WHAT IS NEEDED:
Gather every line in the records below that contains the word "standalone".

INFORMATION SHOWN:

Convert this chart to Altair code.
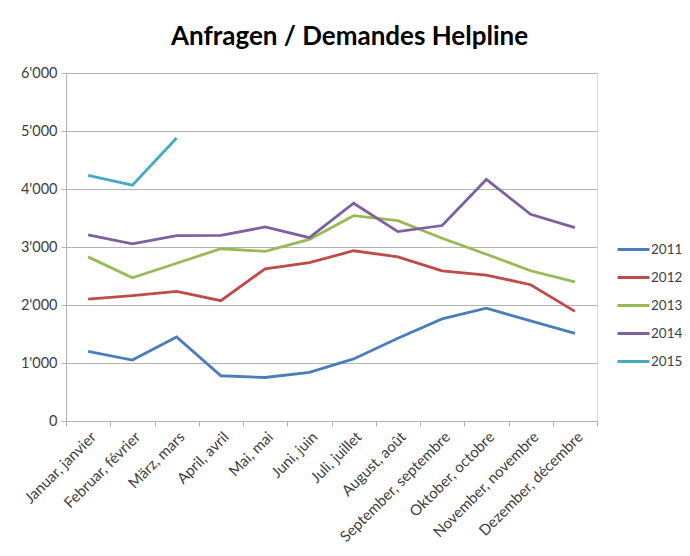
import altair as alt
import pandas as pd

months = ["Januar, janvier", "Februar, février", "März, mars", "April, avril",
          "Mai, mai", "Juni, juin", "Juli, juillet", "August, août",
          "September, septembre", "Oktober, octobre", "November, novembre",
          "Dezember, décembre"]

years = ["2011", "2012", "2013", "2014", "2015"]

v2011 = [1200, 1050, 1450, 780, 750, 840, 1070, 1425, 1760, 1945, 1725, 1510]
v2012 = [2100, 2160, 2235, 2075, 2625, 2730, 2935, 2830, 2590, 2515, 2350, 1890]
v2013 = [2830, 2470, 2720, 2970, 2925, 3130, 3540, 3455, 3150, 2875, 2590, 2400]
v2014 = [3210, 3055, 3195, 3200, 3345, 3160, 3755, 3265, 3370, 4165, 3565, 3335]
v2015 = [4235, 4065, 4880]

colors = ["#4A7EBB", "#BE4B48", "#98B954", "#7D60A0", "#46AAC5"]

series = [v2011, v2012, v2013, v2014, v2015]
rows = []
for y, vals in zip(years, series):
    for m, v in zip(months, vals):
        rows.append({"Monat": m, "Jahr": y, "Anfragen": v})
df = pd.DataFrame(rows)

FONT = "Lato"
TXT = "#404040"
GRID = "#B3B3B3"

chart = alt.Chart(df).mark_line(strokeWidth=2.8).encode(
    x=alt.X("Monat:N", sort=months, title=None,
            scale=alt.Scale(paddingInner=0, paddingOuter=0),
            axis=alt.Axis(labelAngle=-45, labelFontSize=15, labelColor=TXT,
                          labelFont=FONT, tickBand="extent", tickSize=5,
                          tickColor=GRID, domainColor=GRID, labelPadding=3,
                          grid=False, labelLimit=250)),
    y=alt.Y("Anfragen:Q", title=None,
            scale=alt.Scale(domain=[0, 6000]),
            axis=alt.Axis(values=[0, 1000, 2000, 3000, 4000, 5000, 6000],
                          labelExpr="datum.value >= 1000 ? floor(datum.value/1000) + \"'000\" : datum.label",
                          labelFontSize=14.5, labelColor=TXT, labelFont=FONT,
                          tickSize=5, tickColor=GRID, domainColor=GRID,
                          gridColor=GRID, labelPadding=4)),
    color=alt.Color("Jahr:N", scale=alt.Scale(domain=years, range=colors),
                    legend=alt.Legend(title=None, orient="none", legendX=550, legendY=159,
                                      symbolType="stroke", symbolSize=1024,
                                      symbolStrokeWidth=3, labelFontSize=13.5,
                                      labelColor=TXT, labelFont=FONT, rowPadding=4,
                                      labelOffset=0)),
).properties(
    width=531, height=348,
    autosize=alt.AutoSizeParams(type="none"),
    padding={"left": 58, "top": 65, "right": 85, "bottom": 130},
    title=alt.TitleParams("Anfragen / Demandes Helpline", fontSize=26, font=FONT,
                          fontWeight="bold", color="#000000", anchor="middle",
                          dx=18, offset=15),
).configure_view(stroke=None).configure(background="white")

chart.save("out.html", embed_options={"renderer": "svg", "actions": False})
--
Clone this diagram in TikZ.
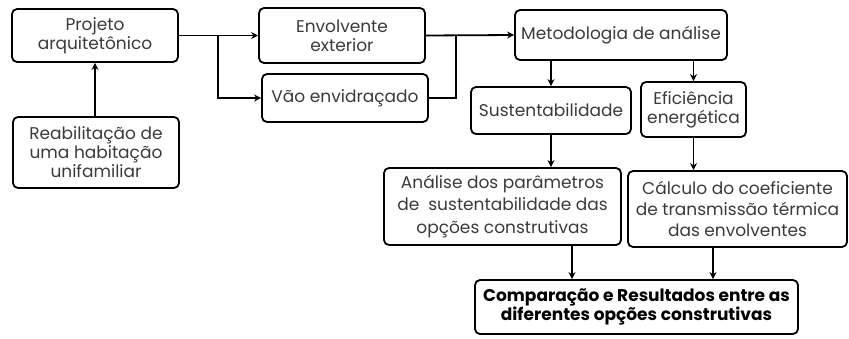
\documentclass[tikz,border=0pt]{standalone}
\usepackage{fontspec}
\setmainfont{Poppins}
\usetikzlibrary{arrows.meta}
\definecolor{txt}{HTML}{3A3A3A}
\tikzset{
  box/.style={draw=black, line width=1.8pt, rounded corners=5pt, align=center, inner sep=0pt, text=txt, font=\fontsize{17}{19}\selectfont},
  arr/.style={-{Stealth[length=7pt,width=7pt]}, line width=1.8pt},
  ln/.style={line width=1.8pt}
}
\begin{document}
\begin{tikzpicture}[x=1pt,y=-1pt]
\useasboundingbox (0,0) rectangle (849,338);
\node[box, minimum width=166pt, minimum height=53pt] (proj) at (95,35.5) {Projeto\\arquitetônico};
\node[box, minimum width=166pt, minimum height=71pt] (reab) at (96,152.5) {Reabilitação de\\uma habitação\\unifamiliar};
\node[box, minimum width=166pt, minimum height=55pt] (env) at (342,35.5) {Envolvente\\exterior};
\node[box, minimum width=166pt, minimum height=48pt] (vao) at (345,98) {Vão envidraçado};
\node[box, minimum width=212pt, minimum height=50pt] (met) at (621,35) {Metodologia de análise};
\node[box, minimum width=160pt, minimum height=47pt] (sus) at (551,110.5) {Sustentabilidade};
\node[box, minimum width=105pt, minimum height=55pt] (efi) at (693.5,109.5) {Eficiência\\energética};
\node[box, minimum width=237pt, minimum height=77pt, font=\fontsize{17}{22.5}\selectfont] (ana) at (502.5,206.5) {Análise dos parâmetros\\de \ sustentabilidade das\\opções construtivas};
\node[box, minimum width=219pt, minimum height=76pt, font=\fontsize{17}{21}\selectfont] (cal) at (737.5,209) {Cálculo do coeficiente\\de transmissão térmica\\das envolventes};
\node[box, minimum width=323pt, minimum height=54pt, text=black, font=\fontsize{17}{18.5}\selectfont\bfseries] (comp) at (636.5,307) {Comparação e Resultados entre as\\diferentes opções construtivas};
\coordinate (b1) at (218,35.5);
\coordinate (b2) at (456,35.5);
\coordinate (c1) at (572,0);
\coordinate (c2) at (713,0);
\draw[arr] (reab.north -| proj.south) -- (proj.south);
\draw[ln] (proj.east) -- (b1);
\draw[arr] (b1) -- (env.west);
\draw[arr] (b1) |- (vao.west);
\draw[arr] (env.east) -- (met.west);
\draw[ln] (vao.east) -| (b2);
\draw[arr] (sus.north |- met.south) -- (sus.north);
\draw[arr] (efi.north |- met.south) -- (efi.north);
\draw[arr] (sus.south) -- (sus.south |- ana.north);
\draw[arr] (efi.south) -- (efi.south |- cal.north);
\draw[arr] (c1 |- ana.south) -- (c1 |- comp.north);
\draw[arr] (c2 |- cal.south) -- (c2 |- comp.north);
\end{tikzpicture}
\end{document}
...
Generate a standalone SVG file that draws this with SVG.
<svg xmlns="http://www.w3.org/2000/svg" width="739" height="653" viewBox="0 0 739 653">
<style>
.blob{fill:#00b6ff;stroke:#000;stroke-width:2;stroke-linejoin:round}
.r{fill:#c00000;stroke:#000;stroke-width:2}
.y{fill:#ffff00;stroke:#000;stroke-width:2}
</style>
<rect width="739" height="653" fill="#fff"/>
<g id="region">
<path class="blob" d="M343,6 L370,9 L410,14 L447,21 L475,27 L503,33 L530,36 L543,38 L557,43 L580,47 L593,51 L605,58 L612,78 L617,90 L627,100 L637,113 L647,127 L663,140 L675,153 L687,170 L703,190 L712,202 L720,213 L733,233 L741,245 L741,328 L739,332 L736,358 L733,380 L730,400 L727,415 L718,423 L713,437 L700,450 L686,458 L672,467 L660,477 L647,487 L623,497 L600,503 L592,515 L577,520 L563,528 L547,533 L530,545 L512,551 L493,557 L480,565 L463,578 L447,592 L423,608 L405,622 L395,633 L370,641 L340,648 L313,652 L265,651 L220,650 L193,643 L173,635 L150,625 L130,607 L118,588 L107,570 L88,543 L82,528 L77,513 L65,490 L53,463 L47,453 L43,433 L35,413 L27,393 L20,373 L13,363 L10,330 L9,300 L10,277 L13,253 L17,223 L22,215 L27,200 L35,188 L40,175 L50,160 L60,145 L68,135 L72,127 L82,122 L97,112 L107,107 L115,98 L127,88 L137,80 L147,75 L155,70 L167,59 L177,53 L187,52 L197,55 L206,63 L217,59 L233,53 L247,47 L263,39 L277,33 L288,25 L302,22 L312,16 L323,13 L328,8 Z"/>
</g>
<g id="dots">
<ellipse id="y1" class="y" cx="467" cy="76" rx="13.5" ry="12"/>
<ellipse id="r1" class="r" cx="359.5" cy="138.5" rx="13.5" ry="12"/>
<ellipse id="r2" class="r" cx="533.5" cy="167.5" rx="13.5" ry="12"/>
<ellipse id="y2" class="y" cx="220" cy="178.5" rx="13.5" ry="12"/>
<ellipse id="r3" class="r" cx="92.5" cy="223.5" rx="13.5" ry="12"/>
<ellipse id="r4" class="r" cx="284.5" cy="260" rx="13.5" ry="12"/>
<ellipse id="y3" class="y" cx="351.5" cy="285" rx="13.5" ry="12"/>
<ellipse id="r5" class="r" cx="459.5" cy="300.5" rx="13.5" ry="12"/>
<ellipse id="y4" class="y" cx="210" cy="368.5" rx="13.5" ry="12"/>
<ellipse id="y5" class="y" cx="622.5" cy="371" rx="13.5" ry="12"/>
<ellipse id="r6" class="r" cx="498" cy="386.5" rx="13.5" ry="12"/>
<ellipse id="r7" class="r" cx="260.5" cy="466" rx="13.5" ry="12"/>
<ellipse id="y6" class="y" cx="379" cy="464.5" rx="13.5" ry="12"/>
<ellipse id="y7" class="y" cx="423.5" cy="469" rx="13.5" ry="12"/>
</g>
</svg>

COMPLETE OUTPUT:
\documentclass[tikz,border=0pt]{standalone}
Generate a standalone SVG file that draws this with SVG.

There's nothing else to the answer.